Sudan's military rulers hold a first round of talks with protest leaders on April 20.

In an April 27 breakthrough, the two sides agree to establish a joint civilian-military ruling council. However differences remain over the composition of the council, with each side demanding a majority.

Tensions flare and on April 30, the military says six security force members are killed in protests. Demonstrators reinforce their sit-in outside the army HQ.

Demonstrators mass in the capital on May 2 as protest leaders say the army is not serious about handing over power.

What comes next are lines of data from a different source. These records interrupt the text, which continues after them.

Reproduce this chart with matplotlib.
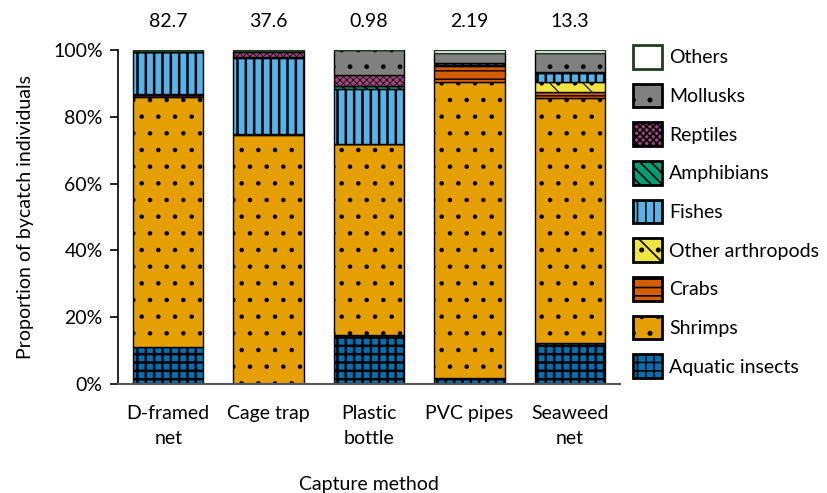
import numpy as np
import matplotlib
matplotlib.use("Agg")
import matplotlib.pyplot as plt
from matplotlib.patches import Patch

plt.rcParams["font.family"] = ["Lato", "DejaVu Sans"]
plt.rcParams["hatch.linewidth"] = 1.2

# capture methods and total catch shown above each bar
methods = ["D-framed\nnet", "Cage trap", "Plastic\nbottle", "PVC pipes", "Seaweed\nnet"]
totals = ["82.7", "37.6", "0.98", "2.19", "13.3"]

# proportions (%) per group, bottom to top of the stack
aquatic_insects = [11.1, 0.0, 14.7, 1.8, 12.3]
shrimps = [74.8, 74.6, 57.3, 88.7, 73.2]
crabs = [0.6, 0.2, 0.0, 4.8, 2.0]
other_arthropods = [0.3, 0.1, 0.0, 0.3, 3.0]
fishes = [12.7, 22.6, 16.2, 0.6, 2.5]
amphibians = [0.0, 0.5, 1.0, 0.0, 0.0]
reptiles = [0.0, 1.3, 3.3, 0.0, 0.3]
mollusks = [0.3, 0.3, 7.5, 2.8, 5.7]
others = [0.2, 0.4, 0.0, 1.0, 1.0]

groups = ["Aquatic insects", "Shrimps", "Crabs", "Other arthropods", "Fishes",
          "Amphibians", "Reptiles", "Mollusks", "Others"]
values = [aquatic_insects, shrimps, crabs, other_arthropods, fishes,
          amphibians, reptiles, mollusks, others]
colors = ["#0072b2", "#e69f00", "#d55e00", "#f0e442", "#56b4e9",
          "#009e73", "#a0467f", "#808080", "#ffffff"]
hatches = ["++", ".", "--", "\\.", "||", "\\\\\\", "xxxxx", ".", ""]
hatch_lw = [1.8, 0.8, 1.0, 0.8, 1.8, 1.5, 0.5, 1.0, 1.0]
edges = ["black"] * 8 + ["#1f3b1f"]

FS = 14

fig = plt.figure(figsize=(8.27, 4.93), dpi=100)
ax = fig.add_axes([0.1427, 0.2211, 0.607, 0.6775])

x = np.arange(len(methods))
bottom = np.zeros(len(methods))
handles = []
for name, vals, c, h, lw, ec in zip(groups, values, colors, hatches, hatch_lw, edges):
    vals = np.array(vals)
    bars = ax.bar(x, vals, 0.7, bottom=bottom, color=c, edgecolor=ec,
                  linewidth=1.0, hatch=h, label=name)
    for b in bars:
        if hasattr(b, "set_hatch_linewidth"):
            b.set_hatch_linewidth(lw)
    bottom += vals
    hp = Patch(facecolor=c, edgecolor=ec, hatch=h, linewidth=2.0)
    if hasattr(hp, "set_hatch_linewidth"):
        hp.set_hatch_linewidth(lw)
    handles.append(hp)

for xi, t in zip(x, totals):
    ax.text(xi, 108.5, t, ha="center", va="center", fontsize=FS, clip_on=False)

ax.set_xlim(-0.5, len(methods) - 0.5)
ax.set_ylim(0, 100)
ax.set_yticks(np.arange(0, 101, 20))
ax.set_yticklabels([f"{v}%" for v in range(0, 101, 20)])
ax.set_xticks(x)
ax.set_xticklabels(methods, linespacing=1.55)
ax.tick_params(axis="x", length=0, labelsize=FS, pad=15)
ax.tick_params(axis="y", length=6, labelsize=FS, direction="out", width=1.2, pad=5)
for s in ["top", "right"]:
    ax.spines[s].set_visible(False)
ax.spines["left"].set_linewidth(1.2)
ax.spines["bottom"].set_linewidth(1.5)
ax.spines["bottom"].set_color("#555555")
ax.set_ylabel("Proportion of bycatch individuals", fontsize=FS, labelpad=14)
ax.set_xlabel("Capture method", fontsize=FS, labelpad=21)

ax.legend(handles[::-1], groups[::-1], loc="upper left", bbox_to_anchor=(0.995, 1.062),
          frameon=False, fontsize=FS, handlelength=1.5, handleheight=1.5,
          labelspacing=0.77, handletextpad=0.35, borderaxespad=0.4)

fig.savefig("out.png", dpi=100)
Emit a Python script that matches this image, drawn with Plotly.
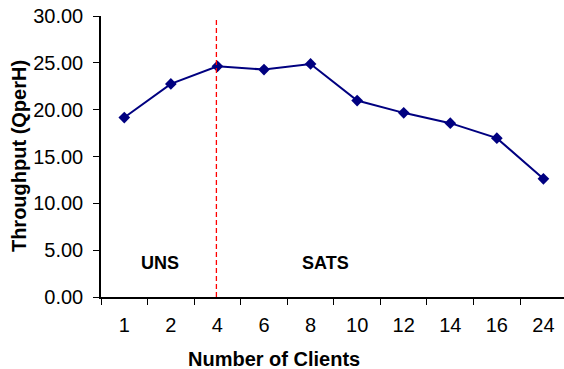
import plotly.graph_objects as go

# Throughput per number of concurrent clients
clients = ["1", "2", "4", "6", "8", "10", "12", "14", "16", "24"]
throughput = [19.16, 22.75, 24.63, 24.28, 24.88, 20.97, 19.66, 18.56, 16.96, 12.62]

# Regime labels and the boundary between them
regimes = ["UNS", "SATS"]
regime_x = [0.77, 4.33]
regime_y = 3.66
boundary_index = 1.978

FONT = "Liberation Sans, Arial, sans-serif"
NAVY = "#000080"

fig = go.Figure()
fig.add_trace(go.Scatter(
    x=clients,
    y=throughput,
    mode="lines+markers",
    line=dict(color=NAVY, width=2),
    marker=dict(symbol="diamond", size=9, color=NAVY),
    showlegend=False,
    hoverinfo="x+y",
))

# Dashed separator between the two regimes
fig.add_shape(
    type="line", xref="x", yref="y",
    x0=boundary_index, x1=boundary_index, y0=0, y1=29.7,
    line=dict(color="#ff0000", width=1.3, dash="5px,3px"),
)

for label, xi in zip(regimes, regime_x):
    fig.add_annotation(
        x=xi, y=regime_y, xref="x", yref="y", text=f"<b>{label}</b>",
        showarrow=False, font=dict(family=FONT, size=18, color="#000000"),
    )

# Axis titles
fig.add_annotation(
    x=0.3747, y=-0.222, xref="paper", yref="paper",
    xanchor="center", yanchor="middle",
    text="<b>Number of Clients</b>", showarrow=False,
    font=dict(family=FONT, size=20, color="#000000"),
)
fig.add_annotation(
    x=-0.178, y=0.5, xref="paper", yref="paper",
    xanchor="center", yanchor="middle", textangle=-90,
    text="<b>Throughput (QperH)</b>", showarrow=False,
    font=dict(family=FONT, size=20, color="#000000"),
)

fig.update_layout(
    width=564, height=369,
    margin=dict(l=101, r=0, t=16, b=72, pad=0),
    plot_bgcolor="#ffffff", paper_bgcolor="#ffffff",
    font=dict(family=FONT, size=20, color="#000000"),
)

fig.update_xaxes(
    type="category",
    range=[-0.5, 9.442],
    showline=True, linecolor="#000000", linewidth=1.5,
    ticks="outside", ticklen=6, tickcolor="#000000", tickwidth=1,
    tickson="boundaries",
    showgrid=False, zeroline=False,
    tickfont=dict(family=FONT, size=20),
    ticklabelstandoff=9,
)

fig.update_yaxes(
    range=[0, 30], dtick=5, tickformat=".2f",
    showline=True, linecolor="#000000", linewidth=1.5,
    ticks="outside", ticklen=6, tickcolor="#000000", tickwidth=1,
    showgrid=False, zeroline=False,
    tickfont=dict(family=FONT, size=20),
    ticklabelstandoff=6,
)

fig.write_html("out.html")
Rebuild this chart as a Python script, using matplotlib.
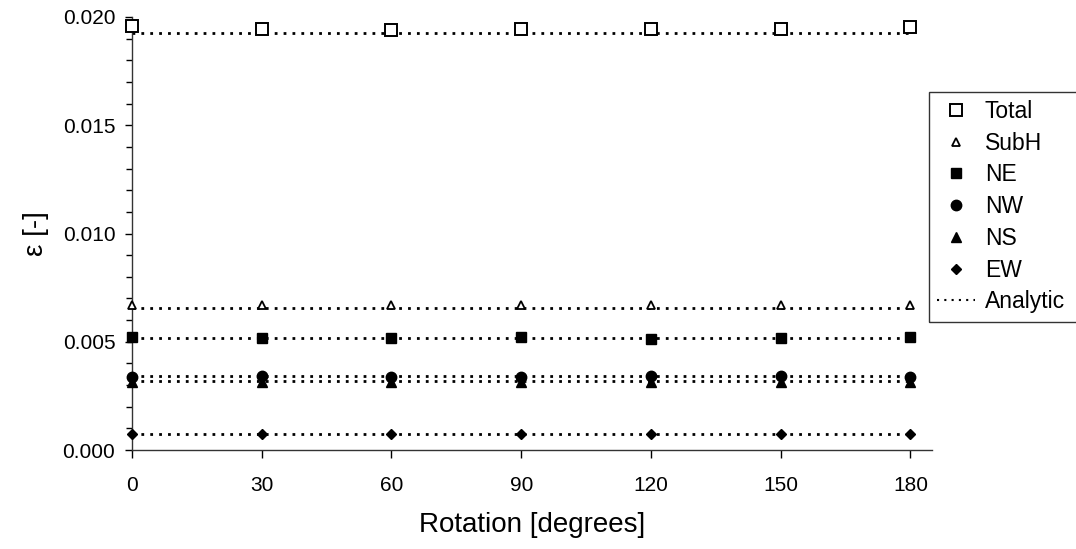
import numpy as np
import matplotlib.pyplot as plt
from matplotlib.patches import Rectangle
from matplotlib.ticker import MultipleLocator, FormatStrFormatter

plt.rcParams['font.family'] = ['Liberation Sans', 'DejaVu Sans']

rotation = [0, 30, 60, 90, 120, 150, 180]

total = [0.01958, 0.01946, 0.01938, 0.01943, 0.01943, 0.01946, 0.01952]
subh = [0.00670, 0.00670, 0.00668, 0.00668, 0.00670, 0.00670, 0.00672]
ne = [0.00520, 0.00518, 0.00518, 0.00520, 0.00512, 0.00518, 0.00520]
nw = [0.00339, 0.00341, 0.00339, 0.00339, 0.00341, 0.00341, 0.00339]
ns = [0.00315, 0.00315, 0.00315, 0.00315, 0.00315, 0.00315, 0.00315]
ew = [0.00074, 0.00074, 0.00074, 0.00074, 0.00074, 0.00074, 0.00074]

# analytic solutions (constant over rotation)
analytic = [0.01926, 0.00654, 0.00516, 0.00342, 0.00320, 0.00074]

fig = plt.figure(figsize=(10.76, 5.49), dpi=100)
ax = fig.add_axes([132/1076, 1 - 450/549, 800/1076, 433/549])

dot = (0, (1, 2.2))
for a in analytic:
    ax.plot([rotation[0], rotation[-1]], [a, a], color='black', lw=2, ls=dot, zorder=1)

ax.plot(rotation, total, ls='none', marker='s', ms=8.5, mfc='white', mec='black', mew=1.4, label='Total', zorder=3)
ax.plot(rotation, subh, ls='none', marker='^', ms=6, mfc='white', mec='black', mew=1.3, label='SubH', zorder=3)
ax.plot(rotation, ne, ls='none', marker='s', ms=7.5, color='black', label='NE', zorder=3)
ax.plot(rotation, nw, ls='none', marker='o', ms=7.5, color='black', label='NW', zorder=3)
ax.plot(rotation, ns, ls='none', marker='^', ms=7.5, color='black', label='NS', zorder=3)
ax.plot(rotation, ew, ls='none', marker='D', ms=5.5, color='black', label='EW', zorder=3)
ax.plot([], [], color='black', lw=1.5, ls=(0, (1, 2.5)), label='Analytic')

ax.set_xlim(0, 185)
ax.set_ylim(0, 0.020)
ax.set_xticks(rotation)
ax.yaxis.set_major_locator(MultipleLocator(0.005))
ax.yaxis.set_minor_locator(MultipleLocator(0.001))
ax.yaxis.set_major_formatter(FormatStrFormatter('%.3f'))

for s in ['top', 'right']:
    ax.spines[s].set_visible(False)
for s in ['left', 'bottom']:
    ax.spines[s].set_color('#333333')
    ax.spines[s].set_linewidth(1.0)

ax.tick_params(axis='both', which='major', direction='out', length=5, width=1, labelsize=15)
ax.tick_params(axis='x', which='major', length=6, pad=13)
ax.tick_params(axis='y', which='major', pad=7)
ax.tick_params(axis='y', which='minor', direction='out', length=4, width=1)

ax.set_xlabel('Rotation [degrees]', fontsize=20, labelpad=12)
ax.set_ylabel('ε [-]', fontsize=20, labelpad=10)

for line in ax.lines:
    line.set_clip_on(False)

leg = fig.legend(loc='upper left', bbox_to_anchor=(929/1076, 1 - 92/549), fontsize=16.5,
                 frameon=False, borderaxespad=0, borderpad=0.35, labelspacing=0.38,
                 handlelength=1.65, handletextpad=0.44, numpoints=1)

# legend box runs past the right edge of the figure
fig.patches.append(Rectangle((929/1076, 1 - 322/549), 160/1076, 230/549,
                             transform=fig.transFigure, fill=False,
                             edgecolor='#333333', lw=1.0, clip_on=False))

fig.savefig('out.png', dpi=100)
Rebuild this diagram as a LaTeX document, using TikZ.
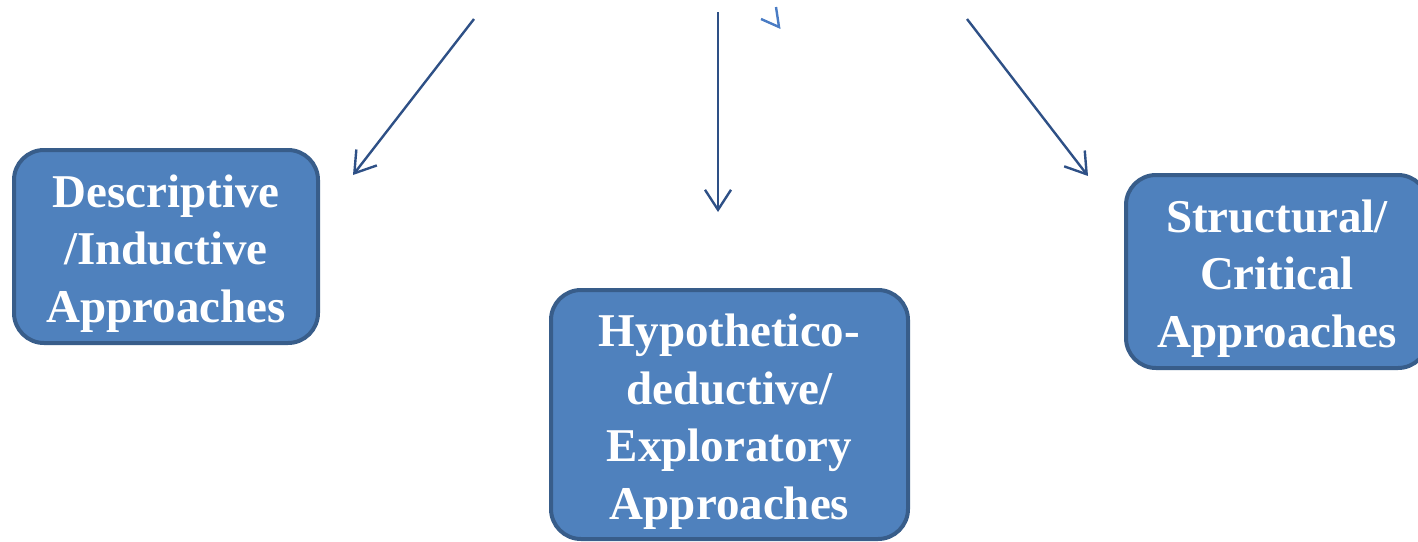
\documentclass[tikz,border=0pt]{standalone}
\usepackage{fontspec}
\setmainfont{Liberation Serif}
\usetikzlibrary{arrows.meta}
\definecolor{boxfill}{HTML}{4F81BD}
\definecolor{boxedge}{HTML}{385D8A}
\definecolor{arrowcol}{HTML}{2E5086}
\definecolor{faint}{HTML}{4A7CC4}
\tikzset{
  approach/.style={draw=boxedge, line width=4pt, fill=boxfill, rounded corners=30pt,
    inner sep=0pt},
  approachtext/.style={text=white, font=\fontsize{47}{57.5}\selectfont\bfseries,
    align=center, inner sep=0pt, yshift=-7pt},
  link/.style={draw=arrowcol, line width=2.4pt,
    -{Straight Barb[length=20pt,width=26pt,line width=2.4pt]}}
}
\begin{document}
\begin{tikzpicture}[x=1pt,y=-1pt]
\useasboundingbox (0,0) rectangle (1418,541);
\node[approach, minimum width=304pt, minimum height=193pt,
  label={[approachtext]center:{Descriptive\\/Inductive\\Approaches}}] (desc) at (166,246.5) {};
\node[approach, minimum width=357pt, minimum height=249pt,
  label={[approachtext]center:{Hypothetico-\\deductive/\\Exploratory\\Approaches}}] (hypo) at (729.5,414.5) {};
\node[approach, minimum width=302pt, minimum height=193pt,
  label={[approachtext]center:{Structural/\\Critical\\Approaches}}] (struct) at (1277,271.5) {};
\coordinate (s1) at (474,19);
\coordinate (e1) at (353,175);
\coordinate (s2) at (718,12);
\coordinate (e2) at (718,212);
\coordinate (s3) at (967,19);
\coordinate (e3) at (1088,176);
\draw[link] (s1) -- (e1);
\draw[link] (s2) -- (e2);
\draw[link] (s3) -- (e3);
\coordinate (m1) at (776,7);
\coordinate (m2) at (779,27);
\coordinate (m3) at (761,19);
\draw[faint, line width=2.4pt] (m1) -- (m2) -- (m3);
\end{tikzpicture}
\end{document}
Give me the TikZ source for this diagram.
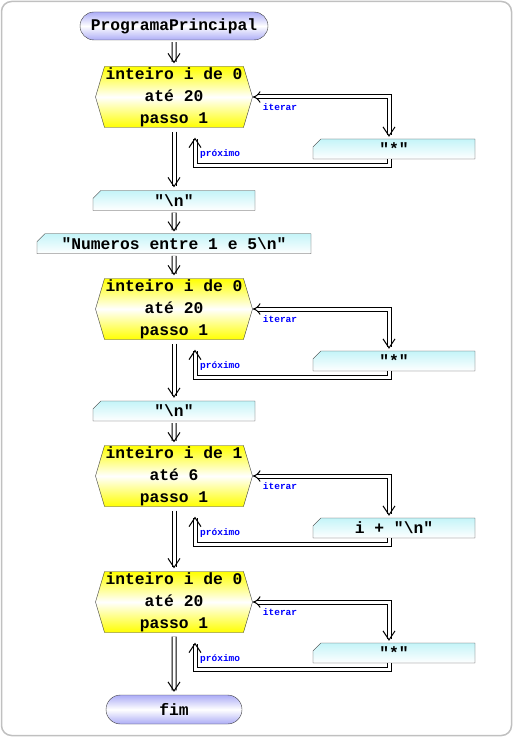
\documentclass[tikz,border=0pt]{standalone}
\usepackage{fontspec}
\setmonofont{Liberation Mono}
\usetikzlibrary{arrows.meta,shapes.misc,shapes.symbols,positioning}

\definecolor{lavanda}{RGB}{172,172,246}
\definecolor{ciano}{RGB}{196,244,248}
\definecolor{borda}{RGB}{60,60,60}
\definecolor{moldura}{RGB}{192,192,192}

\tikzset{
  codigo/.style={font=\ttfamily\bfseries\fontsize{16.3}{22}\selectfont, align=center},
  terminal/.style={codigo, rounded rectangle, draw=borda, top color=lavanda, bottom color=lavanda, middle color=white, minimum height=28pt, inner sep=0pt},
  para/.style={codigo, signal, signal to=east and west, signal pointer angle=147, draw=borda, top color=yellow, bottom color=yellow, middle color=white, minimum width=157pt, minimum height=61pt, inner sep=0pt},
  escreva/.style={codigo, chamfered rectangle, chamfered rectangle corners=north west, chamfered rectangle xsep=5pt, draw=borda, top color=ciano, bottom color=white, minimum height=20pt, inner sep=0pt},
  fluxo/.style={double=white, double distance=3pt, line width=1pt, draw=black, -{Straight Barb[length=9pt, width=12pt, line width=1pt]}},
  rotulo/.style={font=\ttfamily\bfseries\fontsize{9.5}{10}\selectfont, text=blue, inner sep=0pt}
}

\begin{document}
\begin{tikzpicture}[x=1pt, y=-1pt]
  \useasboundingbox (0,0) rectangle (514,738);
  \draw[moldura, line width=1.5pt, rounded corners=10pt] (1.5,1.5) rectangle (511.5,735.5);

  % blocos principais
  \node[terminal, minimum width=188pt] (inicio) at (174,26) {ProgramaPrincipal};
  \node[para] (para1) at (174,97) {inteiro i de 0\\até 20\\passo 1};
  \node[escreva, minimum width=162pt] (esc1) at (394,149) {"*"};
  \node[escreva, minimum width=162pt] (nl1) at (174,200.5) {"\textbackslash n"};
  \node[escreva, minimum width=274pt] (msg) at (174,243.7) {"Numeros entre 1 e 5\textbackslash n"};
  \node[para] (para2) at (174,309) {inteiro i de 0\\até 20\\passo 1};
  \node[escreva, minimum width=162pt] (esc2) at (394,361) {"*"};
  \node[escreva, minimum width=162pt] (nl2) at (174,411) {"\textbackslash n"};
  \node[para] (para3) at (174,476) {inteiro i de 1\\até 6\\passo 1};
  \node[escreva, minimum width=162pt] (esc3) at (394,528) {i + "\textbackslash n"};
  \node[para] (para4) at (174,602) {inteiro i de 0\\até 20\\passo 1};
  \node[escreva, minimum width=162pt] (esc4) at (394,653) {"*"};
  \node[terminal, minimum width=136pt, minimum height=29pt] (fim) at (174,709.5) {fim};

  % fluxo principal
  \draw[fluxo, shorten <=2pt, shorten >=3pt] (inicio) -- (para1);
  \draw[fluxo, shorten <=4pt, shorten >=3pt] (para1.south) -- (nl1.north);
  \draw[fluxo, shorten <=2pt, shorten >=2pt] (nl1) -- (msg);
  \draw[fluxo, shorten <=2pt, shorten >=3pt] (msg) -- (para2);
  \draw[fluxo, shorten <=4pt, shorten >=3pt] (para2.south) -- (nl2.north);
  \draw[fluxo, shorten <=2pt, shorten >=3pt] (nl2) -- (para3);
  \draw[fluxo, shorten <=4pt, shorten >=3pt] (para3.south) -- (para4.north);
  \draw[fluxo, shorten <=4pt, shorten >=3pt] (para4.south) -- (fim);

  % lacos: iterar e proximo
  \foreach \p/\e in {para1/esc1, para2/esc2, para3/esc3, para4/esc4} {
    \draw[fluxo, {Implies[length=3pt, width=6pt]}-{Straight Barb[length=9pt, width=12pt, line width=1pt]}, shorten >=2pt] (\p.east) -| ([xshift=-5pt]\e.north);
    \draw[fluxo] ([xshift=-5pt]\e.south) -- ++(0,6) -| ([xshift=21pt,yshift=-10pt]\p.south);
    \node[rotulo, below right=6pt and 10pt of \p.east] {iterar};
    \node[rotulo, below right=22pt and 26pt of \p.south] {próximo};
  }
\end{tikzpicture}
\end{document}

On May 15, amid expectations that agreement will be reached on a three-year transition to a civilian administration, military leaders suspend talks, insisting demonstrators remove barricades they have set up in the capital.

- Talks break down -

The talks resume on May 19 but break down the following day, deadlocked over who should head the new governing body with the Alliance for Freedom and Change, the umbrella group of the protest movement, demanding the post goes to a civilian.

On May 28, thousands of workers in government offices, banks, private sector firms and the docks begin a two-day strike to pressure the military rulers.

Two days later, hundreds of women march to the military headquarters calling for civilian government, followed by a protest by thousands more people the next day.

- Sit-in broken up -

On June 3 protest leaders say the military rulers have forcefully broken up the sit-in outside army headquarters in Khartoum.

The Central Committee of Sudanese Doctors, which is close to the protesters, says in a provisional toll that at least 13 were killed and 116 injured.

The military rulers deny trying to break up the sit-in "by force", saying their forces were targeting a "dangerous" area near the protest.

Protest leaders say they have cut all contact with the military rulers and call for "total civil disobedience".